Transportation agencies and neighborhood representatives discussed a package of transit and active-transportation investments attached to the project, including queue-management measures to limit traffic interference with the T Third Line, transit vehicle and yard investments, protected bike facilities and support for expanded water transit. Carly Payne of SFMTA described mitigation measures to reduce transit delay and improve pedestrian and bicycle connections. Project-associated transportation impact fees were described in an exhibit to the disposition-and-development agreement and are intended to support transit, bike/ped and water-transit projects identified collaboratively by city agencies and community partners.
Supervisors and community members also raised schools and childcare. The project and city agencies agreed to work with the San Francisco Unified School District on demographic studies and site planning to ensure the area can serve school-aged residents; sponsors reiterated a commitment to on-site childcare and coordination with SFUSD. The Giants and city staff also detailed park design, sea-level-rise adaptation (raising site grade to accommodate projected rise and contributing to a portwide shoreline protection fund), and neighborhood-serving retail and PDR (production, distribution, repair) space.
Board members praised the level of outreach, the size and affordability commitments, and the project's public-benefit package. Several supervisors described Mission Rock as a model for balancing housing, open space and infrastructure investments on public land.

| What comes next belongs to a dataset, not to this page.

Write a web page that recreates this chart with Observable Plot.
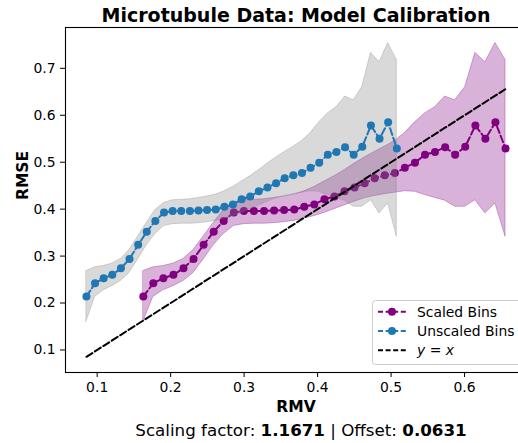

The approvals at the Feb. 13 meeting included: adoption (or first-reading adoption) of the Mission Rock Special Use District zoning amendments; approval of the disposition and development agreement and related memoranda of understanding; and establishment of the IFD project area and authorization to issue bonds in an amount not to exceed approximately $1.3 billion for Mission Rock project-area infrastructure (subject to further procedural steps). Many items were approved by the Board on first reading or via committee actions and will return for subsequent readings as required by charter and code.